Thank you, Mr. Speaker. I would like to talk this afternoon too, about cleaning up our act. It is not quite as noble as my colleagues here, but the problem that I am looking at is one that has been around for a long time. That is the legacy that is left over after 60 years of gold mining here in the Yellowknife area. That is the ongoing saga of trying to seek some kind of approval to
the processes by which the Con and the Giant mines are going to be cleaned up.
Mr. Speaker, my other colleagues have spoken of this issue many times in this Assembly and in the past one. We continue to see a process whereby the Miramar Con Mine is undergoing a cleanup operation, but one which has received, unfortunately, far too little public exposure and opportunity for public input.
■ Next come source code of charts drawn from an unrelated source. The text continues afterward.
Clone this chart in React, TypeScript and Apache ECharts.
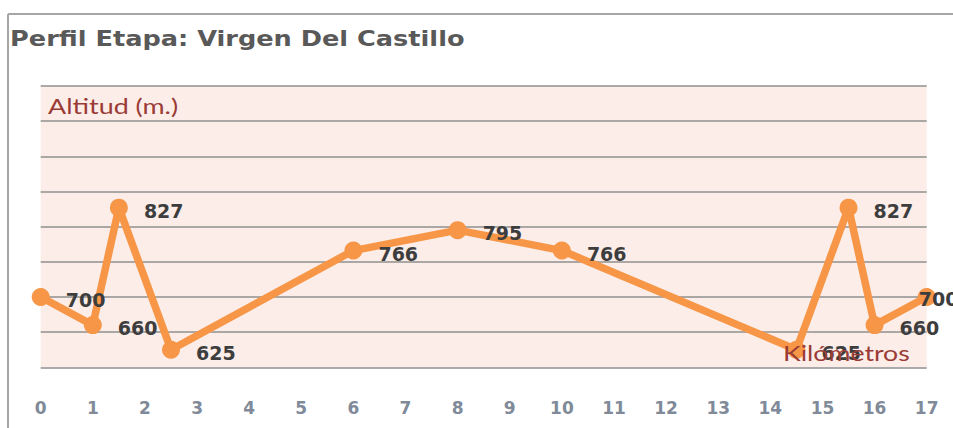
import React, { useEffect, useRef } from "react";
import * as echarts from "echarts";

const kilometers = [0, 1, 1.5, 2.5, 6, 8, 10, 14.5, 15.5, 16, 17];
const altitudes = [700, 660, 827, 625, 766, 795, 766, 625, 827, 660, 700];
const titleText = "Perfil Etapa: Virgen Del Castillo";
const yAxisName = "Altitud (m.)";
const xAxisName = "Kilómetros";

export default function App() {
  const ref = useRef<HTMLDivElement>(null);
  useEffect(() => {
    if (!ref.current) return;
    const chart = echarts.init(ref.current, undefined, { renderer: "svg" });
    const last = kilometers.length - 1;
    const data = kilometers.map((k, i) =>
      i === last
        ? { value: [k, altitudes[i]], label: { offset: [-33, 2] } }
        : { value: [k, altitudes[i]] }
    );
    chart.setOption({
      animation: false,
      backgroundColor: "#ffffff",
      grid: {
        left: 40.7,
        right: 26.3,
        top: 86,
        bottom: 60.7,
        show: true,
        backgroundColor: "#fcede8",
        borderWidth: 0,
      },
      xAxis: {
        type: "value",
        min: 0,
        max: 17,
        interval: 1,
        axisLine: { show: false },
        axisTick: { show: false },
        splitLine: { show: false },
        axisLabel: {
          margin: 32,
          fontFamily: "DejaVu Sans",
          fontWeight: "bold",
          fontSize: 17,
          color: "#808a98",
        },
      },
      yAxis: {
        type: "value",
        min: 600,
        max: 1000,
        interval: 50,
        axisLine: { show: false },
        axisTick: { show: false },
        axisLabel: { show: false },
        splitLine: { show: true, lineStyle: { color: "#8f8f8f", width: 1.6 } },
      },
      series: [
        {
          type: "line",
          data,
          symbol: "circle",
          symbolSize: 18,
          lineStyle: { color: "#f79646", width: 7.5 },
          itemStyle: { color: "#f79646" },
          label: {
            show: true,
            position: "right",
            distance: 16,
            offset: [0, 3],
            fontFamily: "DejaVu Sans",
            fontWeight: "bold",
            fontSize: 19,
            color: "#3d3d3d",
            formatter: (p: any) => String(p.value[1]),
          },
          z: 3,
        },
      ],
      graphic: [
        {
          type: "line",
          shape: { x1: 8, y1: 14, x2: 953, y2: 14 },
          style: { stroke: "#a6a6a6", lineWidth: 2 },
        },
        {
          type: "line",
          shape: { x1: 8, y1: 14, x2: 8, y2: 428 },
          style: { stroke: "#a6a6a6", lineWidth: 2 },
        },
        {
          type: "text",
          x: 10,
          y: 39,
          scaleX: 1.22,
          style: {
            text: titleText,
            font: "bold 21px 'DejaVu Sans'",
            fill: "#595959",
            textVerticalAlign: "middle",
          },
        },
        {
          type: "text",
          x: 48,
          y: 106,
          scaleX: 1.28,
          style: {
            text: yAxisName,
            font: "21px Lato",
            fill: "#9b3b36",
            textVerticalAlign: "middle",
          },
        },
        {
          type: "text",
          x: 783,
          y: 353,
          z: 10,
          scaleX: 1.27,
          style: {
            text: xAxisName,
            font: "21px Lato",
            fill: "#9b3b36",
            textVerticalAlign: "middle",
          },
        },
      ],
    });
    return () => chart.dispose();
  }, []);
  return (
    <div
      ref={ref}
      style={{ position: "fixed", left: 0, top: 0, width: 953, height: 428 }}
    />
  );
}
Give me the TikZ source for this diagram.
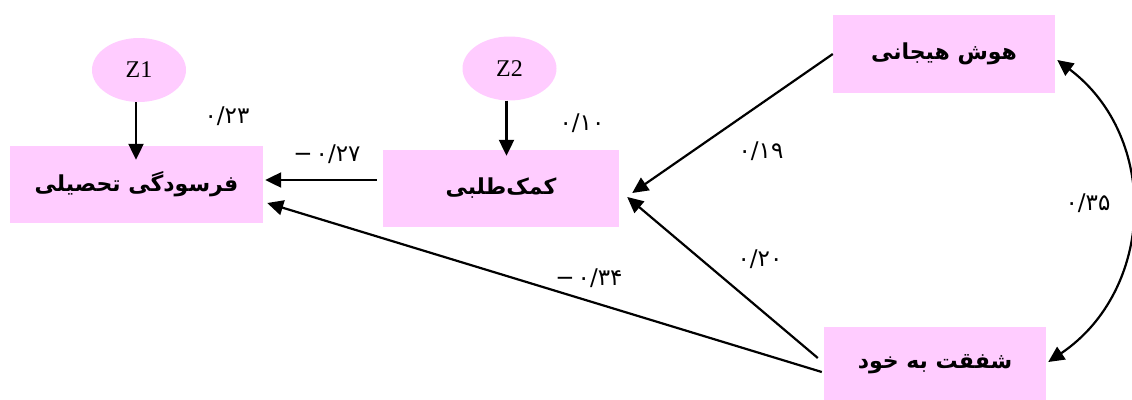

On the Giant Mine property, Mr. Speaker, at least on the surface cleanup, we are caught in what I understand is a very difficult jurisdictional argument between our government and the federal government over who has responsibility and liability for the surface cleanup of this very large and really unfortunate situation. So, Mr. Speaker, I am going to draw attention to that again. We really, in this day and age, should not be ignoring this or leaving it on the back burner. It is probably tempting in an economy where there is so much other resource development going on, that we cannot lose sight of the fact that we have a responsibility to ourselves, to our children, and to the environment to do the right thing and clean up the mistakes of yesterday. Thank you, Mr. Speaker.